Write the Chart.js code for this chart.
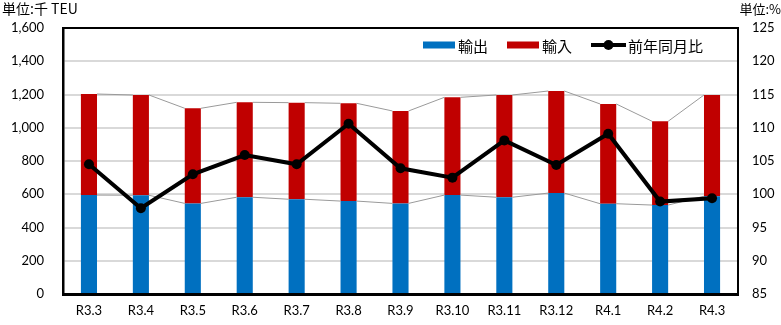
<!DOCTYPE html>
<html>
<head>
<meta charset="utf-8">
<script src="https://cdn.jsdelivr.net/npm/chart.js@4/dist/chart.umd.min.js"></script>
<style>
  html, body { margin: 0; padding: 0; background: #fff; }
  #wrap { width: 781px; height: 325px; position: relative; }
</style>
</head>
<body>
<div id="wrap"><canvas id="c" width="781" height="325"></canvas></div>
<script>
// Monthly container throughput (thousand TEU) and year-on-year ratio (%)
const months = ['R3.3', 'R3.4', 'R3.5', 'R3.6', 'R3.7', 'R3.8', 'R3.9', 'R3.10', 'R3.11', 'R3.12', 'R4.1', 'R4.2', 'R4.3'];
const exportsTEU = [595, 594, 545, 582, 570, 559, 545, 595, 582, 607, 543, 535, 588];
const importsTEU = [608, 603, 572, 571, 581, 588, 556, 588, 615, 614, 600, 504, 609];
const yoyPercent = [104.5, 97.9, 103.0, 105.9, 104.5, 110.6, 103.9, 102.5, 108.1, 104.4, 109.1, 98.9, 99.4];

const seriesNames = ['輸出', '輸入', '前年同月比'];
const leftAxisRange = [0, 1600, 200];   // min, max, step
const rightAxisRange = [85, 125, 5];
const leftUnit = '単位:千 TEU';
const rightUnit = '単位:%';

const BLUE = '#0070c0';
const RED = '#c00000';
const LATIN = 'Lato, "Noto Sans", sans-serif';
const CJK = '"Noto Sans CJK JP", "Noto Sans", sans-serif';

// Unit captions above both value axes
const unitLabels = {
  id: 'unitLabels',
  afterDraw(chart) {
    const ctx = chart.ctx;
    ctx.save();
    ctx.fillStyle = '#000';
    ctx.textBaseline = 'middle';
    ctx.font = '14px ' + CJK;
    ctx.textAlign = 'left';
    ctx.fillText(leftUnit, 2, 9);
    ctx.font = '13px ' + CJK;
    ctx.textAlign = 'right';
    ctx.fillText(rightUnit, chart.width, 9);
    ctx.restore();
  }
};

// Closing line along the top of the plot area
const frameTop = {
  id: 'frameTop',
  beforeDatasetsDraw(chart) {
    const { ctx, chartArea: a } = chart;
    ctx.save();
    ctx.strokeStyle = '#000';
    ctx.lineWidth = 2;
    ctx.beginPath();
    ctx.moveTo(a.left - 1, a.top);
    ctx.lineTo(a.right + 1, a.top);
    ctx.stroke();
    ctx.restore();
  }
};

// Thin connector lines between the tops of neighbouring stacked segments
const seriesLines = {
  id: 'seriesLines',
  beforeDatasetDraw(chart, args) {
    if (args.index !== 2) return;
    const ctx = chart.ctx;
    ctx.save();
    ctx.strokeStyle = '#9a9a9a';
    ctx.lineWidth = 1;
    [0, 1].forEach(di => {
      const bars = chart.getDatasetMeta(di).data;
      ctx.beginPath();
      for (let i = 0; i < bars.length - 1; i++) {
        const a = bars[i], b = bars[i + 1];
        ctx.moveTo(a.x + a.width / 2, a.y);
        ctx.lineTo(b.x - b.width / 2, b.y);
      }
      ctx.stroke();
    });
    ctx.restore();
  }
};

// Legend placed inside the plot area, top right
const innerLegend = {
  id: 'innerLegend',
  afterDatasetsDraw(chart) {
    const { ctx, chartArea: a } = chart;
    const ds = chart.data.datasets;
    ctx.save();
    ctx.font = '15px ' + CJK;
    ctx.textBaseline = 'middle';
    ctx.textAlign = 'left';
    const boxW = 32, boxH = 7, lineW = 35, itemGap = 19;
    const widths = ds.map((d, i) => (i < 2 ? boxW + 3 : lineW + 2) + ctx.measureText(d.label).width);
    const total = widths.reduce((s, w) => s + w, 0) + itemGap * (ds.length - 1);
    let x = a.right - 35 - total;
    const cy = a.top + 17;
    ds.forEach((d, i) => {
      if (i < 2) {
        ctx.fillStyle = d.backgroundColor;
        ctx.fillRect(x, cy - boxH / 2, boxW, boxH);
        ctx.fillStyle = '#000';
        ctx.fillText(d.label, x + boxW + 3, cy + 1);
      } else {
        ctx.strokeStyle = d.borderColor;
        ctx.lineWidth = 4;
        ctx.beginPath();
        ctx.moveTo(x, cy);
        ctx.lineTo(x + lineW, cy);
        ctx.stroke();
        ctx.fillStyle = d.borderColor;
        ctx.beginPath();
        ctx.arc(x + lineW / 2, cy, 5, 0, Math.PI * 2);
        ctx.fill();
        ctx.fillStyle = '#000';
        ctx.fillText(d.label, x + lineW + 2, cy + 1);
      }
      x += widths[i] + itemGap;
    });
    ctx.restore();
  }
};

new Chart(document.getElementById('c'), {
  type: 'bar',
  data: {
    labels: months,
    datasets: [
      { label: seriesNames[0], data: exportsTEU, backgroundColor: BLUE, stack: 's', yAxisID: 'y', order: 1,
        categoryPercentage: 1, barPercentage: 0.31 },
      { label: seriesNames[1], data: importsTEU, backgroundColor: RED, stack: 's', yAxisID: 'y', order: 1,
        categoryPercentage: 1, barPercentage: 0.31 },
      { type: 'line', label: seriesNames[2], data: yoyPercent, yAxisID: 'y1', order: 0,
        borderColor: '#000', backgroundColor: '#000', borderWidth: 4, tension: 0,
        pointRadius: 5, pointHoverRadius: 5, pointBackgroundColor: '#000', pointBorderWidth: 0 }
    ]
  },
  options: {
    responsive: false,
    animation: false,
    devicePixelRatio: 1,
    layout: { padding: { top: 28, left: 0, right: 0, bottom: 0 } },
    plugins: { legend: { display: false }, tooltip: { enabled: false } },
    scales: {
      x: {
        stacked: true,
        grid: { display: false, drawTicks: false },
        border: { display: true, color: '#000', width: 3 },
        ticks: { color: '#000', font: { family: LATIN, size: 13 }, padding: 9, maxRotation: 0, autoSkip: false },
        afterFit(s) { s.height = 31; }
      },
      y: {
        stacked: true,
        position: 'left',
        min: leftAxisRange[0], max: leftAxisRange[1],
        ticks: { stepSize: leftAxisRange[2], color: '#000', font: { family: LATIN, size: 13 }, padding: 19,
          callback: v => v.toLocaleString('en-US') },
        grid: { color: '#d9d9d9', lineWidth: 2, drawTicks: false },
        border: { display: true, color: '#000', width: 2.5 },
        afterFit(s) { s.width = 63; }
      },
      y1: {
        position: 'right',
        min: rightAxisRange[0], max: rightAxisRange[1],
        ticks: { stepSize: rightAxisRange[2], color: '#000', font: { family: LATIN, size: 13 }, padding: 14 },
        grid: { display: false, drawTicks: false },
        border: { display: true, color: '#000', width: 2 },
        afterFit(s) { s.width = 43; }
      }
    }
  },
  plugins: [frameTop, seriesLines, innerLegend, unitLabels]
});
</script>
</body>
</html>
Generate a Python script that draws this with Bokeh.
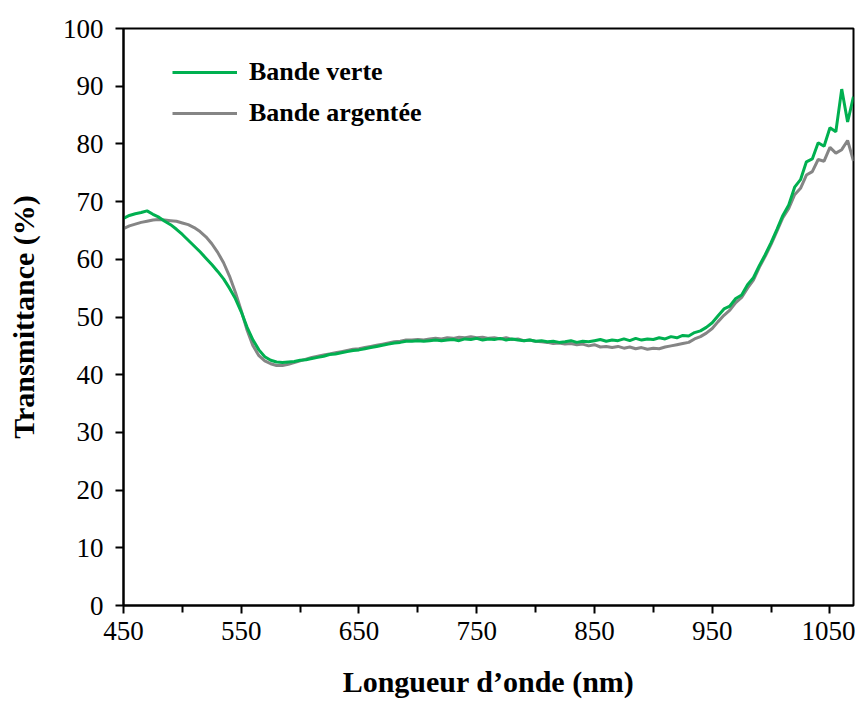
◇ ◇ ◇
- Exercise
Search the data above for the word "script", then gather each line in which it appears.

- The response
<script src="https://cdn.jsdelivr.net/npm/chart.js@4/dist/chart.umd.min.js"></script>
<script>
</script>
Generate a Python script that draws this with Bokeh.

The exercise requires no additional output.